[AIM OF THE TASK]
Copy the data exactly; pictures stay out of the copy.

[RECORDED DATA]
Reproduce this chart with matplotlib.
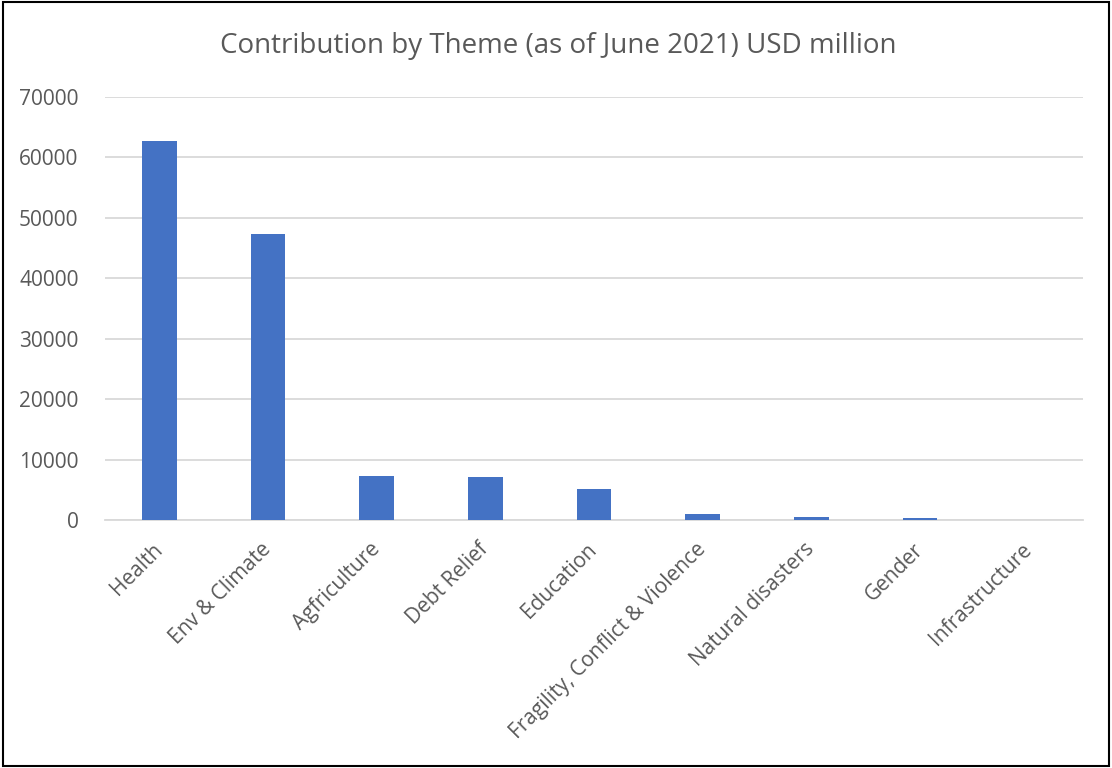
import numpy as np
import matplotlib.pyplot as plt
from matplotlib.patches import Rectangle

themes = ["Health", "Env & Climate", "Agfriculture", "Debt Relief", "Education",
          "Fragility, Conflict & Violence", "Natural disasters", "Gender",
          "Infrastructure"]
contribution = [62800, 47400, 7300, 7100, 5150, 1000, 450, 300, 60]
y_ticks = [0, 10000, 20000, 30000, 40000, 50000, 60000, 70000]

text_color = "#595959"
plt.rcParams['font.family'] = ['Open Sans', 'DejaVu Sans']

fig = plt.figure(figsize=(11.12, 7.68), dpi=100)
ax = fig.add_axes([105 / 1112, 1 - 520 / 768, 978 / 1112, 423 / 768])

x = np.arange(len(themes))
ax.bar(x, contribution, width=0.32, color="#4472C4", zorder=3)

ax.set_xlim(-0.5, len(themes) - 0.5)
ax.set_ylim(0, 70000)
ax.set_yticks(y_ticks)
ax.set_yticklabels([str(v) for v in y_ticks], color=text_color, fontsize=15)
ax.set_xticks(x)
ax.set_xticklabels(themes, rotation=45, ha='right', va='center',
                   rotation_mode='anchor', color=text_color, fontsize=15)
ax.tick_params(axis='x', length=0, pad=19)
ax.tick_params(axis='y', length=0, pad=19)
ax.grid(axis='y', color="#D9D9D9", linewidth=1.3, zorder=0)
for side in ['top', 'right', 'left']:
    ax.spines[side].set_visible(False)
ax.spines['bottom'].set_color("#D9D9D9")
ax.spines['bottom'].set_linewidth(1.3)

fig.text(558 / 1112, 1 - 46 / 768, "Contribution by Theme (as of June 2021) USD million",
         ha='center', va='center', fontsize=20, color=text_color)

fig.patches.append(Rectangle((0.003, 0.003), 0.994, 0.994, transform=fig.transFigure,
                             fill=False, edgecolor='black', linewidth=1.5))

fig.savefig("out.png", dpi=100)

[IN RESPONSE]
Reproduce this chart with matplotlib.
import numpy as np
import matplotlib.pyplot as plt
from matplotlib.patches import Rectangle

themes = ["Health", "Env & Climate", "Agfriculture", "Debt Relief", "Education",
          "Fragility, Conflict & Violence", "Natural disasters", "Gender",
          "Infrastructure"]
contribution = [62800, 47400, 7300, 7100, 5150, 1000, 450, 300, 60]
y_ticks = [0, 10000, 20000, 30000, 40000, 50000, 60000, 70000]

text_color = "#595959"
plt.rcParams['font.family'] = ['Open Sans', 'DejaVu Sans']

fig = plt.figure(figsize=(11.12, 7.68), dpi=100)
ax = fig.add_axes([105 / 1112, 1 - 520 / 768, 978 / 1112, 423 / 768])

x = np.arange(len(themes))
ax.bar(x, contribution, width=0.32, color="#4472C4", zorder=3)

ax.set_xlim(-0.5, len(themes) - 0.5)
ax.set_ylim(0, 70000)
ax.set_yticks(y_ticks)
ax.set_yticklabels([str(v) for v in y_ticks], color=text_color, fontsize=15)
ax.set_xticks(x)
ax.set_xticklabels(themes, rotation=45, ha='right', va='center',
                   rotation_mode='anchor', color=text_color, fontsize=15)
ax.tick_params(axis='x', length=0, pad=19)
ax.tick_params(axis='y', length=0, pad=19)
ax.grid(axis='y', color="#D9D9D9", linewidth=1.3, zorder=0)
for side in ['top', 'right', 'left']:
    ax.spines[side].set_visible(False)
ax.spines['bottom'].set_color("#D9D9D9")
ax.spines['bottom'].set_linewidth(1.3)

fig.text(558 / 1112, 1 - 46 / 768, "Contribution by Theme (as of June 2021) USD million",
         ha='center', va='center', fontsize=20, color=text_color)

fig.patches.append(Rectangle((0.003, 0.003), 0.994, 0.994, transform=fig.transFigure,
                             fill=False, edgecolor='black', linewidth=1.5))

fig.savefig("out.png", dpi=100)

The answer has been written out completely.